----- DATASET RECORDS -----

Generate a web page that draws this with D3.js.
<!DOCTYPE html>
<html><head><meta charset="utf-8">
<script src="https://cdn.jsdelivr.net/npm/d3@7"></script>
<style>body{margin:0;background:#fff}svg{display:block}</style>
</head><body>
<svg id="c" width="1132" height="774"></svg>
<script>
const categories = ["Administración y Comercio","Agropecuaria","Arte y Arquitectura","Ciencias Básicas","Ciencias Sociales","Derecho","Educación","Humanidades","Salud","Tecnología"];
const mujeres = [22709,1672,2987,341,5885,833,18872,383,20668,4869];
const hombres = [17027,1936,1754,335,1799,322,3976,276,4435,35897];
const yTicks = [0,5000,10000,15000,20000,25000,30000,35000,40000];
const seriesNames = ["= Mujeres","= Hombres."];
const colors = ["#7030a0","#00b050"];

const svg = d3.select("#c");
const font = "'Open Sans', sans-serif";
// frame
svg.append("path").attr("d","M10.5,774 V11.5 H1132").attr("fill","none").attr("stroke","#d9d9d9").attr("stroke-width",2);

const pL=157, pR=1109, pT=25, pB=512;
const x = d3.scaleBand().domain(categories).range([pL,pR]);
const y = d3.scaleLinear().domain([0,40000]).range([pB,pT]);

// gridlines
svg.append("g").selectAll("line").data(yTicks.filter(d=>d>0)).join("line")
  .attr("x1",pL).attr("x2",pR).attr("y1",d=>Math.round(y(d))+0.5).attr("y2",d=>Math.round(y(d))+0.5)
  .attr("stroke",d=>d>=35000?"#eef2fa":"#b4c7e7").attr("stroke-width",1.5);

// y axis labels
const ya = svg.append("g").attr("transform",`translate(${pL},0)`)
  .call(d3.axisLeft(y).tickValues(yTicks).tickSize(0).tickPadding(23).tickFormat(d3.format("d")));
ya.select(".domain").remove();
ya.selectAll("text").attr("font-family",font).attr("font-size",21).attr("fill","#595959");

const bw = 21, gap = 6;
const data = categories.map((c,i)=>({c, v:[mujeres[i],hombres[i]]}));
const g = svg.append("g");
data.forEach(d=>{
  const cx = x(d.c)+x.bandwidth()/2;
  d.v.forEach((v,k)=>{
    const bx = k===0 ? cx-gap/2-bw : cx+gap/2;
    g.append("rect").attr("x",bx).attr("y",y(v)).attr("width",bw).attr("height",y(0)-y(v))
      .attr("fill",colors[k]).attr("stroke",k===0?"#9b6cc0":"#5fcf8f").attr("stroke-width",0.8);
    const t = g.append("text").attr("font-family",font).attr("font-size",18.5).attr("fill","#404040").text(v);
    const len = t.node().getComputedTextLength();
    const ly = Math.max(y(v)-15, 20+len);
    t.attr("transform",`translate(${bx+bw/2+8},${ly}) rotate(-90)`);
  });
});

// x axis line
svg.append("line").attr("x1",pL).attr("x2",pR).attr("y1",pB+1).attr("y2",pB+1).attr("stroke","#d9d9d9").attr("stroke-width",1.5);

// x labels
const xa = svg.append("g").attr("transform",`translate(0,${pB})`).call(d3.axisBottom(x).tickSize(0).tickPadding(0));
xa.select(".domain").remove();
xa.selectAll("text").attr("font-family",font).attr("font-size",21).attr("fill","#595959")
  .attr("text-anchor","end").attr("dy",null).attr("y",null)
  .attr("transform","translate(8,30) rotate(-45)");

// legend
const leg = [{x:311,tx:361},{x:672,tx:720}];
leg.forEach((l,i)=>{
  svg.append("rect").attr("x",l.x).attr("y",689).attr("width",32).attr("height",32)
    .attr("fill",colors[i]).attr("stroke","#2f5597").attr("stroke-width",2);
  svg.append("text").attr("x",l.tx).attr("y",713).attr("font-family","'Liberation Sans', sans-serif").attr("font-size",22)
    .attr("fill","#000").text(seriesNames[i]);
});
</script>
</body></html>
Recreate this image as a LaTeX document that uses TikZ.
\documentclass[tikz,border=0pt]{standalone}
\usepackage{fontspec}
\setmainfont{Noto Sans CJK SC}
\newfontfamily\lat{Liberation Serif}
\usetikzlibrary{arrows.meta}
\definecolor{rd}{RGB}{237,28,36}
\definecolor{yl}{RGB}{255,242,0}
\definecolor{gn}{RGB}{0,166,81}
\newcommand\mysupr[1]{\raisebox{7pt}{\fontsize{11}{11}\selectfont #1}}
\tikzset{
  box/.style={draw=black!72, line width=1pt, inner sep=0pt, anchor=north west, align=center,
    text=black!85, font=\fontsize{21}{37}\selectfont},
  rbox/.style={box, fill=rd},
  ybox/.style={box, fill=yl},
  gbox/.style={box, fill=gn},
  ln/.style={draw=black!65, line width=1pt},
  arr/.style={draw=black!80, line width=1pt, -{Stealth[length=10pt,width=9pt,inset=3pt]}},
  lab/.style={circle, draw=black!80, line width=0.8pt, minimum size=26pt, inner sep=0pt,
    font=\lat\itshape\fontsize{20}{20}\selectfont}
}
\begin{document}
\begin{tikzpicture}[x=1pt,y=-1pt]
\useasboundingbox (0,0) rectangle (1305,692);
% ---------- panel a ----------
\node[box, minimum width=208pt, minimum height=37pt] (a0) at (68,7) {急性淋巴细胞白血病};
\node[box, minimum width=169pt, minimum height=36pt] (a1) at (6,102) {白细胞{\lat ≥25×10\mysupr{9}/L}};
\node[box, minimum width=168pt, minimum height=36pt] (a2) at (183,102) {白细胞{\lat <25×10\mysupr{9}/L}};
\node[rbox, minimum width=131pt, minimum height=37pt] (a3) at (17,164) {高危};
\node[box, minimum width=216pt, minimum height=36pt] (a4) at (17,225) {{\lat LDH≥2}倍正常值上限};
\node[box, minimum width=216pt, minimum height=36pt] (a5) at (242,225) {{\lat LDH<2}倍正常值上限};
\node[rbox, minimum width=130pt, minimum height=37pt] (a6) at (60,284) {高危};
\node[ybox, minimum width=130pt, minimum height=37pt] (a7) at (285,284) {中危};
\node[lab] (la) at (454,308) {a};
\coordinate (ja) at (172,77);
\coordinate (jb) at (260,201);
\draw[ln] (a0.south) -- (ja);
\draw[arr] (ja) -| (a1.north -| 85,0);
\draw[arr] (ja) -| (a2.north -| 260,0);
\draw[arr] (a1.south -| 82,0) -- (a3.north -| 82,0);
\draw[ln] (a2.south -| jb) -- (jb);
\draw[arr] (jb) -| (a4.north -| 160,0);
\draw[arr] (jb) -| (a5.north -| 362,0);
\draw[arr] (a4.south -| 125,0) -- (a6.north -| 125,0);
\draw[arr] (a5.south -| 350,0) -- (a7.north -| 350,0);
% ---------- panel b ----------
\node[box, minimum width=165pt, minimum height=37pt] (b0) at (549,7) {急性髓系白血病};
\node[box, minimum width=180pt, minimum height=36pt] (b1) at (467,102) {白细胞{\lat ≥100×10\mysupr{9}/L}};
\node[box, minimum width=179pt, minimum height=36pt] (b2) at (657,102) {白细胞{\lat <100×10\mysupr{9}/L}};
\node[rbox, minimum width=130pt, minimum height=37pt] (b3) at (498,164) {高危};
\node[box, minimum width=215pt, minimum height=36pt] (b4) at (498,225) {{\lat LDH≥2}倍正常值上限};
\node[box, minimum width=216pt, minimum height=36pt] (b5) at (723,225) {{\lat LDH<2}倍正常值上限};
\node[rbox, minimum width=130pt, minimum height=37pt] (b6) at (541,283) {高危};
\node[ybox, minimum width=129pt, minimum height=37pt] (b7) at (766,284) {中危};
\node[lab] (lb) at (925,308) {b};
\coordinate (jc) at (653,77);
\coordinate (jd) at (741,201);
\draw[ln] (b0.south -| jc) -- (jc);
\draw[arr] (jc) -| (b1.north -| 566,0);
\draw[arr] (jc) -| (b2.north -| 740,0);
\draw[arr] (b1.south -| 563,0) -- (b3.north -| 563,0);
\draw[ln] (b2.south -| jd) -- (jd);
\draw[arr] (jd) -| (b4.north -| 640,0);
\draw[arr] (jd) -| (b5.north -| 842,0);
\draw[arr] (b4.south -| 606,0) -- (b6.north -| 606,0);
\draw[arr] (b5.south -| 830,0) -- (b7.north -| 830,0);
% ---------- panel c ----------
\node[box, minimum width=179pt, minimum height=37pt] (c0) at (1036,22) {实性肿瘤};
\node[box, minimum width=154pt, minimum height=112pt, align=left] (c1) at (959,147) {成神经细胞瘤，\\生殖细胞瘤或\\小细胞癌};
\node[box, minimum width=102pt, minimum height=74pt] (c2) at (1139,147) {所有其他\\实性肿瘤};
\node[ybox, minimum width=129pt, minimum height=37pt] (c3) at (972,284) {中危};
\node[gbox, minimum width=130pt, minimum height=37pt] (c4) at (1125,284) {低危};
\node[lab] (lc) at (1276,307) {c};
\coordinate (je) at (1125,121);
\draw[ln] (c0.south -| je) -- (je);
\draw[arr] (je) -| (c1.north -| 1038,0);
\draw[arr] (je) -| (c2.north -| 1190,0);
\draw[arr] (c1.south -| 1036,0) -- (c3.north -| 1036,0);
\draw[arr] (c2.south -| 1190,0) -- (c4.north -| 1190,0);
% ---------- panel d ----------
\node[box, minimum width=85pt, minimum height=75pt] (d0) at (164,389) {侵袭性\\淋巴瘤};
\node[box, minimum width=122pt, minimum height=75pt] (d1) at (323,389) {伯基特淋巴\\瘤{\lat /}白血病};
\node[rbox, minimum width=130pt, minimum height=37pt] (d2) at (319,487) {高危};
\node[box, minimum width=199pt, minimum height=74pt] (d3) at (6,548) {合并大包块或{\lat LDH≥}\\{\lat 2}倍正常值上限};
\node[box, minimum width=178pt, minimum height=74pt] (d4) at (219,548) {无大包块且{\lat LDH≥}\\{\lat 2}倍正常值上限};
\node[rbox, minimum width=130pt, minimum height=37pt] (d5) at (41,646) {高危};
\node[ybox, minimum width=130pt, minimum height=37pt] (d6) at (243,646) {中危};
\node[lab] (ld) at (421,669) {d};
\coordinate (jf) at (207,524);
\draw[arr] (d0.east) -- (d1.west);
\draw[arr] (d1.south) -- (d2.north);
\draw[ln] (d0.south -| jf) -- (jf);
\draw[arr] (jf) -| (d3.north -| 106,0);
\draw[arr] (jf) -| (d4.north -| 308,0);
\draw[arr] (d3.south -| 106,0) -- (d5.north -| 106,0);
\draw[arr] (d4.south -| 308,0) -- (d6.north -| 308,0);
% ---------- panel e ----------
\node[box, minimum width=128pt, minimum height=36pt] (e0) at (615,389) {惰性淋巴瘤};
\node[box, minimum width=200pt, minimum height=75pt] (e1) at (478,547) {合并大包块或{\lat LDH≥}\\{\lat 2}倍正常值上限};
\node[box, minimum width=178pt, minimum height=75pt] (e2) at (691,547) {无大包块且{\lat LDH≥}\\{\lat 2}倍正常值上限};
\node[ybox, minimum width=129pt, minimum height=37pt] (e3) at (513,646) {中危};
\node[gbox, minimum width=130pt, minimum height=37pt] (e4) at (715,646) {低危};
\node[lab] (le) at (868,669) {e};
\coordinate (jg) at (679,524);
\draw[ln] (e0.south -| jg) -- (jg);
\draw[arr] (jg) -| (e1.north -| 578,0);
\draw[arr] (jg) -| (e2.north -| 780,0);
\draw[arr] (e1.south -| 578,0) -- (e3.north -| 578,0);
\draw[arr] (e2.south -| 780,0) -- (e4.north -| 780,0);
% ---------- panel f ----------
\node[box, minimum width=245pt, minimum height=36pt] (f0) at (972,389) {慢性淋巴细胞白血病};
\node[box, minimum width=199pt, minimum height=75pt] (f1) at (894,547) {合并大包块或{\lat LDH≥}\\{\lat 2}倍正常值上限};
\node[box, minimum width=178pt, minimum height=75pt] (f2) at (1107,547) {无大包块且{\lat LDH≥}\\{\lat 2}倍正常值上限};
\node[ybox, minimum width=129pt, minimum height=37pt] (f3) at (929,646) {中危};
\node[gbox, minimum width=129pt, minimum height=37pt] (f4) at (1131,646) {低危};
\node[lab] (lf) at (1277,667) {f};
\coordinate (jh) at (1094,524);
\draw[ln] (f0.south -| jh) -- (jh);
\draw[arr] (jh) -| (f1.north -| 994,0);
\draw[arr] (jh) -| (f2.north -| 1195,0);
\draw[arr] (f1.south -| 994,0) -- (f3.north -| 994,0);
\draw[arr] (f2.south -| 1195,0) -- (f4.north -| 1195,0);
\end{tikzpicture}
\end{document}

-----

Every line that holds the string "this" should be returned.

Generate a web page that draws this with D3.js.
Recreate this image as a LaTeX document that uses TikZ.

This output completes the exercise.